The popular BBC series, set in mid-century London, continues to instruct and inspire modern nurses
First aired in 2012, “Call the Midwife” is a BBC period drama, shown in the U.S. on PBS, that follows groups of newly qualified nurse midwives living at Nonnatus House, an Anglican convent in London’s East End in the late 1950s.
The storyline of “Call the Midwife” was originally based on the memoirs of the late Jennifer Worth, RN, RM, about her early career as a nurse midwife. However, the show has continued beyond the period described in Worth’s books, showing the transition to the ‘60s and modern medicine.
The setting, Nonnatus House, is a fictionalized version of the real-life Sisters of St.
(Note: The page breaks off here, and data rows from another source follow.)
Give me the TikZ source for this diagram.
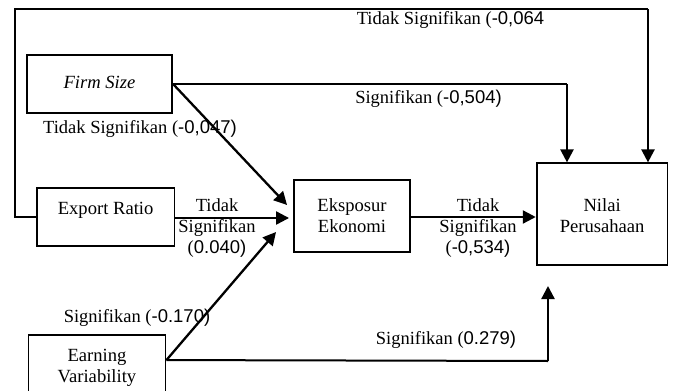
\documentclass[tikz,border=0pt]{standalone}
\usepackage{fontspec}
\setmainfont{Liberation Serif}
\newfontfamily\numf{Liberation Sans}
\usetikzlibrary{arrows.meta,calc}
\begin{document}
\begin{tikzpicture}[x=1pt,y=-1pt,
  box/.style={draw, line width=1.9pt, rectangle, inner sep=0pt, align=center, font=\fontsize{18.6}{21}\selectfont},
  lbl/.style={inner sep=0pt, align=center, font=\fontsize{18.5}{21}\selectfont},
  conn/.style={line width=2pt},
  arr/.style={line width=2.3pt, -{Triangle[length=13pt,width=13pt]}},
]
\useasboundingbox (0,0) rectangle (673,391);
\clip (0,0) rectangle (673,391);
% boxes
\node[box, minimum width=145.6pt, minimum height=58.3pt] (FS) at (99.5,84.2) {\raisebox{2pt}[\height][\depth]{\textit{Firm Size}}};
\node[box, minimum width=137.8pt, minimum height=58.5pt] (EX) at (105.6,216.8) {\raisebox{6pt}[\height][\depth]{Export Ratio}};
\node[box, minimum width=116pt, minimum height=72.5pt] (EK) at (352,215.8) {Eksposur\\Ekonomi};
\node[box, minimum width=130.8pt, minimum height=101.7pt] (NP) at (602.1,214.2) {\raisebox{-4pt}[\height][\depth]{\begin{tabular}{@{}c@{}}Nilai\\Perusahaan\end{tabular}}};
\node[box, minimum width=137pt, minimum height=66pt] (EV) at (97,368) {Earning\\Variability};
% helper coordinates
\coordinate (tl) at (14.5,9.3);
\coordinate (tr) at (648,9.3);
\coordinate (fsr) at (567,84.2);
\coordinate (ev) at ($(EV.north east)+(0,26)$);
\coordinate (evr) at (548,361);
% connectors
\draw[conn] (EX.west) -| (tl) -- (tr);
\draw[arr] (tr) -- (tr |- NP.north);
\draw[conn] (FS.east) -- (fsr);
\draw[arr] (fsr) -- (fsr |- NP.north);
\draw[arr] (FS.east) -- ($(EK.west)+(-6,-10.8)$);
\draw[arr] (EX.east |- 0,218) -- ($(EK.west |- 0,218)+(-4,0)$);
\draw[arr] (EK.east |- 0,217) -- (NP.west |- 0,217);
\draw[arr] (ev) -- ($(EK.west)+(-17,16.2)$);
\draw[conn] (ev) -- (evr);
\draw[arr, shorten >=20pt] (evr) -- (evr |- NP.south);
% labels
\node[lbl] (L064) at (450.5,20) {Tidak Signifikan ({\numf-0,064}};
\node[lbl] (L504) at (428.5,99) {Signifikan ({\numf-0,504)}};
\node[lbl] (L047) at (140,129) {Tidak Signifikan ({\numf-0,047)}};
\node[lbl] (L040) at (217,228) {Tidak\\Signifikan\\({\numf0.040)}};
\node[lbl] (L534) at (478,228) {Tidak\\Signifikan\\({\numf-0,534)}};
\node[lbl] (L170) at (137,318) {Signifikan ({\numf-0.170)}};
\node[lbl] (L279) at (446,340) {Signifikan ({\numf0.279)}};
\end{tikzpicture}
\end{document}
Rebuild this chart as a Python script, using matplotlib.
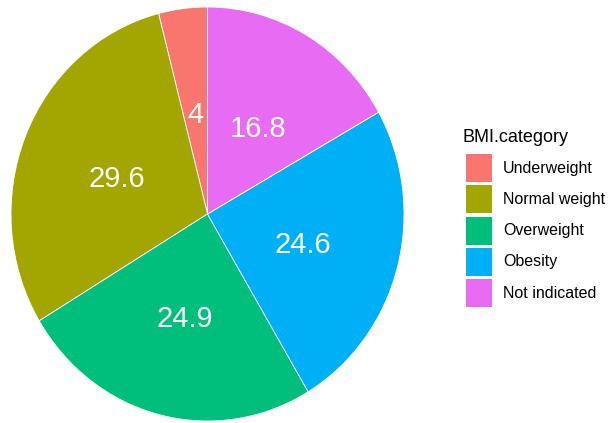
import numpy as np
import matplotlib
matplotlib.use("Agg")
import matplotlib.pyplot as plt
from matplotlib.patches import Rectangle

categories = ["Underweight", "Normal weight", "Overweight", "Obesity", "Not indicated"]
values = [4, 29.6, 24.9, 24.6, 16.8]
colors = ["#F8766D", "#A3A500", "#00BF7D", "#00B0F6", "#E76BF3"]
legend_title = "BMI.category"

W, H = 611, 423
plt.rcParams["font.family"] = ["Liberation Sans", "DejaVu Sans"]
fig = plt.figure(figsize=(W / 100, H / 100), dpi=100)

# pie area (pixel box, top-left origin)
left, right, top, bottom = 11, 404, 7, 421
ax = fig.add_axes([left / W, (H - bottom) / H, (right - left) / W, (bottom - top) / H])
wedges, _ = ax.pie(values, colors=colors, startangle=90, counterclock=True, radius=1,
                   wedgeprops=dict(edgecolor="white", linewidth=0.6))
ax.set_xlim(-1, 1)
ax.set_ylim(-1, 1)
ax.set_aspect("auto")
ax.axis("off")

for w, v in zip(wedges, values):
    mid = np.deg2rad((w.theta1 + w.theta2) / 2)
    ax.annotate(f"{v:g}", (0.5 * np.cos(mid), 0.5 * np.sin(mid)),
                xytext=(0.5, -3), textcoords="offset points", color="white",
                fontsize=21, ha="center", va="center")

# legend
fig.text(463 / W, (H - 142) / H, legend_title, fontsize=13, ha="left", va="baseline")
key_x, key_w, key_h = 466, 26, 28
first_top, step = 154, 31.3
for i, (cat, col) in enumerate(zip(categories, colors)):
    ktop = first_top + i * step
    fig.patches.append(Rectangle((key_x / W, (H - ktop - key_h) / H), key_w / W, key_h / H,
                                 transform=fig.transFigure, facecolor=col, edgecolor="none"))
    fig.text(503 / W, (H - ktop - key_h / 2) / H, cat, fontsize=11.5, ha="left", va="center")

fig.savefig("out.png", dpi=100)
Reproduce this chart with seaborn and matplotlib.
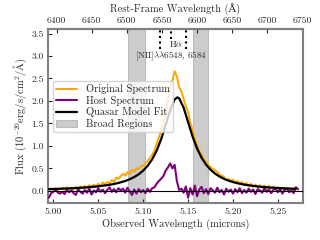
import numpy as np
import matplotlib
matplotlib.use("Agg")
import matplotlib.pyplot as plt
import seaborn as sns

# redshift factor (1+z) linking observed and rest-frame wavelengths
one_plus_z = 7.818

# observed wavelength grid (microns) for the spectra
wave = [4.9950, 4.9975, 5.0000, 5.0025, 5.0050, 5.0075, 5.0100, 5.0125, 5.0150, 5.0175,
        5.0200, 5.0225, 5.0250, 5.0275, 5.0300, 5.0325, 5.0350, 5.0375, 5.0400, 5.0425,
        5.0450, 5.0475, 5.0500, 5.0525, 5.0550, 5.0575, 5.0600, 5.0625, 5.0650, 5.0675,
        5.0700, 5.0725, 5.0750, 5.0775, 5.0800, 5.0825, 5.0850, 5.0875, 5.0900, 5.0925,
        5.0950, 5.0975, 5.1000, 5.1025, 5.1050, 5.1075, 5.1100, 5.1125, 5.1150, 5.1175,
        5.1200, 5.1225, 5.1250, 5.1275, 5.1300, 5.1325, 5.1350, 5.1375, 5.1400, 5.1425,
        5.1450, 5.1475, 5.1500, 5.1525, 5.1550, 5.1575, 5.1600, 5.1625, 5.1650, 5.1675,
        5.1700, 5.1725, 5.1750, 5.1775, 5.1800, 5.1825, 5.1850, 5.1875, 5.1900, 5.1925,
        5.1950, 5.1975, 5.2000, 5.2025, 5.2050, 5.2075, 5.2100, 5.2125, 5.2150, 5.2175,
        5.2200, 5.2225, 5.2250, 5.2275, 5.2300, 5.2325, 5.2350, 5.2375, 5.2400, 5.2425,
        5.2450, 5.2475, 5.2500, 5.2525, 5.2550, 5.2575, 5.2600, 5.2625, 5.2650, 5.2675,
        5.2700, 5.2725]

original_flux = [0.02, 0.05, 0.03, 0.06, 0.02, 0.05, 0.07, 0.03, 0.08, 0.04,
                 0.07, 0.03, 0.09, 0.05, 0.10, 0.06, 0.11, 0.07, 0.13, 0.09,
                 0.14, 0.10, 0.16, 0.12, 0.19, 0.14, 0.20, 0.17, 0.24, 0.20,
                 0.30, 0.27, 0.33, 0.38, 0.34, 0.42, 0.38, 0.47, 0.43, 0.50,
                 0.48, 0.55, 0.56, 0.62, 0.66, 0.74, 0.80, 0.90, 1.05, 1.18,
                 1.36, 1.50, 1.78, 2.02, 2.30, 2.45, 2.66, 2.55, 2.30, 2.22,
                 2.05, 1.88, 1.75, 1.52, 1.35, 1.15, 1.02, 0.88, 0.82, 0.70,
                 0.66, 0.58, 0.53, 0.49, 0.46, 0.42, 0.36, 0.34, 0.31, 0.24,
                 0.27, 0.22, 0.25, 0.19, 0.22, 0.16, 0.20, 0.13, 0.18, 0.11,
                 0.16, 0.09, 0.14, 0.08, 0.13, 0.07, 0.12, 0.06, 0.11, 0.05,
                 0.10, 0.04, 0.08, 0.03, 0.07, 0.03, 0.06, 0.02, 0.05, 0.02,
                 0.07, 0.03]

host_flux = [-0.15, -0.05, -0.02, 0.03, -0.04, -0.06, -0.02, -0.07, 0.02, -0.03,
             0.01, -0.05, -0.09, 0.04, -0.02, -0.06, 0.02, -0.04, 0.05, -0.08,
             0.01, -0.03, 0.06, -0.02, 0.03, -0.05, 0.02, 0.08, -0.02, 0.04,
             -0.03, 0.06, 0.01, 0.05, -0.04, 0.07, -0.02, -0.09, 0.03, -0.06,
             0.04, -0.03, 0.02, -0.05, 0.05, -0.02, 0.06, 0.08, 0.16, 0.22,
             0.27, 0.33, 0.45, 0.52, 0.61, 0.50, 0.58, 0.22, 0.02, 0.05,
             -0.04, 0.10, -0.15, 0.06, -0.08, 0.12, -0.12, 0.03, 0.09, -0.05,
             0.04, -0.07, 0.06, 0.01, -0.04, 0.07, -0.03, 0.02, -0.08, 0.05,
             -0.02, 0.03, -0.06, 0.04, -0.03, 0.06, -0.05, 0.02, -0.04, 0.05,
             -0.02, 0.03, -0.07, 0.04, 0.01, -0.04, 0.06, -0.02, 0.03, -0.05,
             0.02, 0.05, -0.03, 0.04, -0.06, 0.02, 0.05, -0.03, 0.01, -0.05,
             0.08, 0.04]

fit_wave = [4.995, 5.000, 5.005, 5.010, 5.015, 5.020, 5.025, 5.030, 5.035, 5.040,
            5.045, 5.050, 5.055, 5.060, 5.065, 5.070, 5.075, 5.080, 5.085, 5.090,
            5.095, 5.100, 5.105, 5.110, 5.115, 5.120, 5.125, 5.130, 5.135, 5.138,
            5.140, 5.145, 5.150, 5.155, 5.160, 5.165, 5.170, 5.175, 5.180, 5.185,
            5.190, 5.195, 5.200, 5.205, 5.210, 5.215, 5.220, 5.225, 5.230, 5.235,
            5.240, 5.245, 5.250, 5.255, 5.260, 5.265, 5.270]
fit_flux = [0.040, 0.043, 0.046, 0.050, 0.054, 0.058, 0.063, 0.069, 0.075, 0.083,
            0.092, 0.103, 0.115, 0.129, 0.145, 0.165, 0.191, 0.221, 0.260, 0.308,
            0.370, 0.452, 0.559, 0.703, 0.896, 1.150, 1.463, 1.793, 2.035, 2.080,
            2.060, 1.853, 1.530, 1.208, 0.942, 0.737, 0.585, 0.471, 0.385, 0.319,
            0.268, 0.228, 0.196, 0.171, 0.149, 0.132, 0.117, 0.105, 0.093, 0.085,
            0.077, 0.070, 0.064, 0.059, 0.055, 0.051, 0.047]

# broad-line windows in the rest frame (Angstrom)
broad_lo = [6502, 6594]
broad_hi = [6526, 6616]

# narrow line rest wavelengths and marker heights
nii_lines = [6548, 6584]
nii_bottom = 3.15
ha_line = 6563
ha_bottom = 3.37

rest_ticks = [6400, 6450, 6500, 6550, 6600, 6650, 6700, 6750]
obs_ticks = [5.00, 5.05, 5.10, 5.15, 5.20, 5.25]
y_ticks = [0.0, 0.5, 1.0, 1.5, 2.0, 2.5, 3.0, 3.5]

sns.set_style("ticks")
plt.rcParams["font.family"] = ["cmr10", "DejaVu Serif"]
plt.rcParams["mathtext.fontset"] = "cm"
plt.rcParams["axes.formatter.use_mathtext"] = True
plt.rcParams["axes.unicode_minus"] = False


def to_rest(x):
    return np.asarray(x) * 1e4 / one_plus_z


def to_obs(x):
    return np.asarray(x) * one_plus_z / 1e4


fig, ax = plt.subplots(figsize=(3.2, 2.4), dpi=100)
fig.subplots_adjust(left=0.15, right=0.947, bottom=0.154, top=0.879)

for i in range(len(broad_lo)):
    ax.axvspan(to_obs(broad_lo[i]), to_obs(broad_hi[i]), color="gray", alpha=0.4,
               lw=0.8, label="Broad Regions" if i == 0 else None, zorder=0)

sns.lineplot(x=wave, y=original_flux, color="orange", lw=1.4, ax=ax,
             label="Original Spectrum", sort=False, estimator=None, zorder=2)
sns.lineplot(x=wave, y=host_flux, color="purple", lw=1.5, ax=ax,
             label="Host Spectrum", sort=False, estimator=None, zorder=3)
sns.lineplot(x=fit_wave, y=fit_flux, color="black", lw=1.6, ax=ax,
             label="Quasar Model Fit", sort=False, estimator=None, zorder=4)
ax.axhline(0, color="black", lw=0.8, zorder=5)

ymax = 3.6
ax.vlines(to_obs(nii_lines), nii_bottom, ymax, colors="black", linestyles=":", lw=1.5)
ax.vlines(to_obs(ha_line), ha_bottom, ymax, colors="black", linestyles=":", lw=1.5)
ax.text(5.1365, 3.26, r"H$\alpha$", ha="center", va="center", fontsize=6.5)
ax.text(5.131, 2.99, r"[NII]$\lambda\lambda$6548, 6584", ha="center", va="center",
        fontsize=6.5)

ax.set_xlim(4.994, 5.278)
ax.set_ylim(-0.27, ymax)
ax.set_xticks(obs_ticks)
ax.set_yticks(y_ticks)
ax.set_xticklabels([f"{t:.2f}" for t in obs_ticks])
ax.set_yticklabels([f"{t:.1f}" for t in y_ticks])
ax.set_xlabel("Observed Wavelength (microns)", fontsize=7.5, labelpad=2)
ax.set_ylabel(r"Flux (10$^{-20}$erg/s/cm$^{2}$/$\mathrm{\AA}$)", fontsize=7.5, labelpad=2)
ax.tick_params(direction="in", labelsize=7, length=3, width=0.8, pad=3)

sec = ax.secondary_xaxis("top", functions=(to_rest, to_obs))
sec.set_xticks(rest_ticks)
sec.set_xticklabels([str(t) for t in rest_ticks])
sec.set_xlabel("Rest-Frame Wavelength (Å)", fontsize=7.5, labelpad=3)
sec.tick_params(direction="in", labelsize=7, length=3, width=0.8, pad=3)

for sp in list(ax.spines.values()) + list(sec.spines.values()):
    sp.set_color("gray")
    sp.set_linewidth(1.5)

# legend order: the three spectra, then the shaded windows
handles, labels = ax.get_legend_handles_labels()
order = [labels.index(n) for n in
         ["Original Spectrum", "Host Spectrum", "Quasar Model Fit", "Broad Regions"]]
ax.legend([handles[k] for k in order], [labels[k] for k in order],
          loc="upper left", bbox_to_anchor=(0.0, 0.73), fontsize=7.5,
          frameon=True, handlelength=2.0, borderpad=0.3, labelspacing=0.15)

plt.savefig("out.png", dpi=100)
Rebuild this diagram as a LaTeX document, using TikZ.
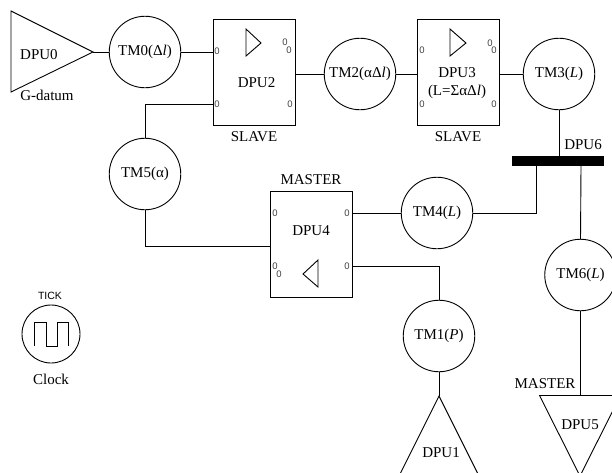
\documentclass[tikz,border=0pt]{standalone}
\usepackage{fontspec}
\setmainfont{Liberation Serif}
\setsansfont{Liberation Sans}
\begin{document}
\begin{tikzpicture}[x=1pt,y=-1pt,line width=0.9pt,
  tm/.style={draw,circle,minimum size=71.5pt,inner sep=0pt,outer sep=0pt,font=\fontsize{15}{17}\selectfont},
  dpubox/.style={draw,rectangle,minimum width=82pt,minimum height=106pt,inner sep=0pt,outer sep=0pt,align=center,font=\fontsize{15}{19}\selectfont},
  lbl/.style={inner sep=0pt,outer sep=0pt,font=\fontsize{15}{17}\selectfont},
  port/.style={inner sep=0pt,outer sep=0pt,text=black!75,font=\sffamily\fontsize{9.5}{11}\selectfont},
  wire/.style={draw,line width=0.9pt}]
\useasboundingbox (0,0) rectangle (612,472);
\clip (0,0) rectangle (612,472);

% tokens
\node[tm] (TM0) at (145,52) {TM0(Δ\textit{l})};
\node[tm] (TM2) at (360,74) {TM2(αΔ\textit{l})};
\node[tm] (TM3) at (559,74) {TM3(\textit{L})};
\node[tm] (TM5) at (145,174) {TM5(α)};
\node[tm] (TM4) at (437,213) {TM4(\textit{L})};
\node[tm] (TM6) at (580.5,275) {TM6(\textit{L})};
\node[tm] (TM1) at (439,336) {TM1(\textit{P})};

% DPU boxes
\node[dpubox] (DPU2) at (254,72) {};
\node[lbl] at (256.5,83) {DPU2};
\node[dpubox] (DPU3) at (458,72) {};
\node[lbl,align=center] at (457,73) {DPU3};
\node[lbl] at (457,92) {(L=ΣαΔ\textit{l})};
\node[dpubox] (DPU4) at (311,244) {};
\node[lbl] at (311,231) {DPU4};

% box labels
\node[lbl] at (254,137) {SLAVE};
\node[lbl] at (458,137) {SLAVE};
\node[lbl] at (311,180) {MASTER};
\node[lbl] at (583,145) {DPU6};
\node[lbl] at (545,384) {MASTER};

% small triangles in boxes
\draw (246,29) -- (261,43) -- (246,56) -- cycle;
\draw (450,29) -- (466,43) -- (450,56) -- cycle;
\draw (318,260) -- (303,274) -- (318,287) -- cycle;

% port marks
\foreach \x/\y in {217/51,217/104,285/42,289/50,290/104,
                   422/50,422/104,490/43,494/50,494/104,
                   275/213,347/213,275/266,279/274,347/266}
  \node[port] at (\x,\y) {0};

% DPU0
\coordinate (D0a) at (11,11);
\coordinate (D0tip) at (93,52);
\coordinate (D0b) at (11,92);
\draw[line join=miter] (D0a) -- (D0tip) -- (D0b) -- cycle;
\node[lbl] (DPU0) at (39,55) {DPU0};
\node[lbl] (Gd) at (47,95) {G-datum};

% DPU1
\coordinate (D1tip) at (439,396);
\draw (399,476) -- (D1tip) -- (479,476);
\node[lbl] (DPU1) at (441,453) {DPU1};

% DPU5
\coordinate (D5top) at (580.5,395.5);
\draw (539.5,395.5) -- (620.5,395.5) -- (580,476) -- cycle;
\node[lbl] (DPU5) at (580,425) {DPU5};

% DPU6 bar
\node[fill=black,draw=none,minimum width=92pt,minimum height=10pt,inner sep=0pt,outer sep=0pt] (DPU6) at (558,161) {};

% connectors
\draw[wire] (D0tip) -- (TM0.west);
\draw[wire] (TM0.east) -- (213,52);
\draw[wire] (TM5.north) |- (213,104);
\draw[wire] (TM5.south) |- (270,246);
\draw[wire] (DPU2.east |- TM2.west) -- (TM2.west);
\draw[wire] (TM2.east) -- (TM2.east -| DPU3.west);
\draw[wire] (DPU3.east |- TM3.west) -- (TM3.west);
\draw[wire] (TM3.south) -- (TM3.south |- DPU6.north);
\draw[wire] (TM4.west) -- (352,213);
\draw[wire] (TM4.east) -| (536,166);
\draw[wire] (581,166) -- (TM6.north);
\draw[wire] (TM6.south) -- (D5top);
\draw[wire] (352,266) -| (TM1.north);
\draw[wire] (TM1.south) -- (D1tip);

% Clock
\node[draw,circle,minimum size=58pt,inner sep=0pt,outer sep=0pt] (CLK) at (51,334) {};
\draw (34,346) -- (34,322) -- (46,322) -- (46,346) -- (57,346) -- (57,322) -- (68,322) -- (68,346);
\node[inner sep=0pt,font=\sffamily\fontsize{10.5}{12}\selectfont] (TICK) at (50,296) {TICK};
\node[lbl] (Clock) at (51,379) {Clock};
\end{tikzpicture}
\end{document}
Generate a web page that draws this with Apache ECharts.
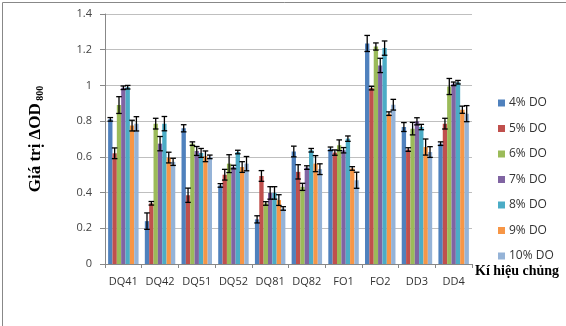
<!DOCTYPE html>
<html><head><meta charset="utf-8">
<script src="https://cdn.jsdelivr.net/npm/echarts@6/dist/echarts.min.js"></script>
<style>html,body{margin:0;padding:0;background:#fff}#c{width:566px;height:326px}</style>
</head><body><div id="c"></div>
<script>
const categories = ['DQ41','DQ42','DQ51','DQ52','DQ81','DQ82','FO1','FO2','DD3','DD4'];
const seriesNames = ['4% DO','5% DO','6% DO','7% DO','8% DO','9% DO','10% DO'];
const colors = ['#4F81BD','#C0504D','#9BBB59','#8064A2','#4BACC6','#F79646','#95B3D7'];
const do4  = [0.81,0.24,0.76,0.44,0.25,0.63,0.645,1.235,0.767,0.674];
const do5  = [0.62,0.34,0.385,0.50,0.493,0.516,0.624,0.985,0.641,0.786];
const do6  = [0.89,0.786,0.674,0.562,0.339,0.432,0.665,1.218,0.758,0.994];
const do7  = [0.987,0.674,0.633,0.543,0.398,0.54,0.637,1.112,0.799,1.009];
const do8  = [0.99,0.786,0.622,0.627,0.398,0.637,0.702,1.209,0.767,1.018];
const do9  = [0.775,0.596,0.603,0.543,0.358,0.562,0.535,0.842,0.655,0.864];
const do10 = [0.785,0.572,0.60,0.562,0.311,0.531,0.469,0.892,0.627,0.842];
const err4  = [0.01,0.046,0.02,0.01,0.02,0.03,0.01,0.045,0.025,0.01];
const err5  = [0.03,0.01,0.04,0.03,0.03,0.04,0.015,0.01,0.01,0.03];
const err6  = [0.047,0.03,0.01,0.05,0.01,0.02,0.03,0.02,0.035,0.045];
const err7  = [0.01,0.04,0.025,0.01,0.035,0.01,0.015,0.04,0.02,0.01];
const err8  = [0.01,0.04,0.025,0.01,0.035,0.01,0.015,0.04,0.015,0.01];
const err9  = [0.03,0.03,0.03,0.03,0.03,0.045,0.01,0.01,0.045,0.02];
const err10 = [0.04,0.02,0.01,0.04,0.01,0.03,0.045,0.03,0.03,0.045];
const yTicks = [0,0.2,0.4,0.6,0.8,1,1.2,1.4];

const values = [do4,do5,do6,do7,do8,do9,do10];
const errs = [err4,err5,err6,err7,err8,err9,err10];
const GAP = 0.17;
const N = values.length;

const series = values.map((v,i)=>({
  name: seriesNames[i], type:'bar', data:v,
  itemStyle:{color:colors[i]}, barGap:'0%', barCategoryGap:(GAP*100)+'%',
  emphasis:{disabled:true}
}));
const errData = [];
values.forEach((v,i)=>v.forEach((val,c)=>errData.push([c,val,errs[i][c],i])));
series.push({
  type:'custom', data:errData, encode:{x:0,y:1}, z:10, silent:true,
  renderItem:function(params,api){
    const c=api.value(0), v=api.value(1), e=api.value(2), s=api.value(3);
    const band=api.size([1,0])[0];
    const bw=band*(1-GAP)/N;
    const p=api.coord([c,v]);
    const x=p[0]+(s-(N-1)/2)*bw;
    const top=api.coord([c,v+e])[1], bot=api.coord([c,v-e])[1];
    const cap=2.8;
    const st={stroke:'#000',lineWidth:1.3};
    return {type:'group',children:[
      {type:'line',shape:{x1:x,y1:top,x2:x,y2:bot},style:st},
      {type:'line',shape:{x1:x-cap,y1:top,x2:x+cap,y2:top},style:st},
      {type:'line',shape:{x1:x-cap,y1:bot,x2:x+cap,y2:bot},style:st}
    ]};
  }
});

const chart = echarts.init(document.getElementById('c'),null,{renderer:'canvas'});
chart.setOption({
  animation:false,
  grid:{left:105,right:94,top:14,bottom:62,containLabel:false},
  legend:{data:seriesNames,orient:'vertical',left:493,top:92,itemWidth:7,itemHeight:7,itemGap:13.5,
    icon:'rect',textStyle:{fontFamily:'Open Sans',fontSize:12,color:'#333',padding:[0,0,0,-1]}},
  xAxis:{type:'category',data:categories,
    axisLine:{lineStyle:{color:'#888'}},
    axisTick:{show:true,length:4,lineStyle:{color:'#888'}},
    axisLabel:{interval:0,margin:12,fontFamily:'Open Sans',fontSize:11,color:'#333'}},
  yAxis:{type:'value',min:yTicks[0],max:yTicks[yTicks.length-1],interval:0.2,
    axisLine:{show:true,lineStyle:{color:'#888'}},
    axisTick:{show:true,length:5,lineStyle:{color:'#888'}},
    axisLabel:{margin:13,fontFamily:'Open Sans',fontSize:11,color:'#444',formatter:v=>String(+v.toFixed(1))},
    splitLine:{lineStyle:{color:'#BFBFBF'}},
    name:'{a|Giá trị ΔOD}{b| 800}',nameLocation:'middle',nameGap:60,nameRotate:90,
    nameTextStyle:{rich:{
      a:{fontFamily:'Liberation Serif',fontWeight:'bold',fontSize:17,color:'#000'},
      b:{fontFamily:'Liberation Serif',fontWeight:'bold',fontSize:10,color:'#000',padding:[8,0,0,0]}
    }}},
  series:series,
  graphic:[
    {type:'rect',left:0,top:0,shape:{width:565,height:325},style:{fill:'none',stroke:'#888',lineWidth:1},silent:true},
    {type:'text',left:475,top:264,style:{text:'Kí hiệu chủng',font:'bold 14px "Liberation Serif"',fill:'#000'}}
  ]
});
</script></body></html>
John the Divine convent where Worth worked, which was established in 1849. According to my London friend, having secular nurse midwives living and working alongside Anglican nuns was an unusual arrangement.
Since the show begins less than 10 years after the establishment of the English National Health Service (NHS) in 1948, it may have been an early way of providing services in the poorer areas of the country.
Accommodations are made on both sides. New nurse midwives must mind their manners in the convent, while the sisters must learn to tolerate discussions about jazz, smoking, alcohol, and men.
Healthcare in the Poplar District
Poplar, the district the midwives cover, is a poor area of London’s East End, near the docks. At this time, it was unusual for residents of this area to see a physician because of cost, so infectious diseases were common, and diphtheria was endemic. The poor had low expectations of the healthcare system and did not expect comfort or good treatment.
In the show, in-hospital delivery is viewed with suspicion, so nearly all births are at home, attended by midwives who arrive on bicycles. During a delivery, husbands and other children circle around outside the tenement with friends and neighbors, listening for the arrival of the new baby.
These young nurse midwives, together with the convent sisters and a newly widowed physician, deliver 80 to 100 babies each month, an amazing total. (The suburban hospital I worked at in the 1990s also delivered 100 babies a month, but the patients came to us, and we had a large staff that included multiple obstetricians and specialists.)
Besides attending deliveries, the nurses at Nonnatus House also staff a weekly maternity clinic, and organize classes and clubs for the other children. My British friend explained that during this time, school nurses and school dentists delivered much of the medical care for English schoolchildren, also giving out nutritional supplements during rationing.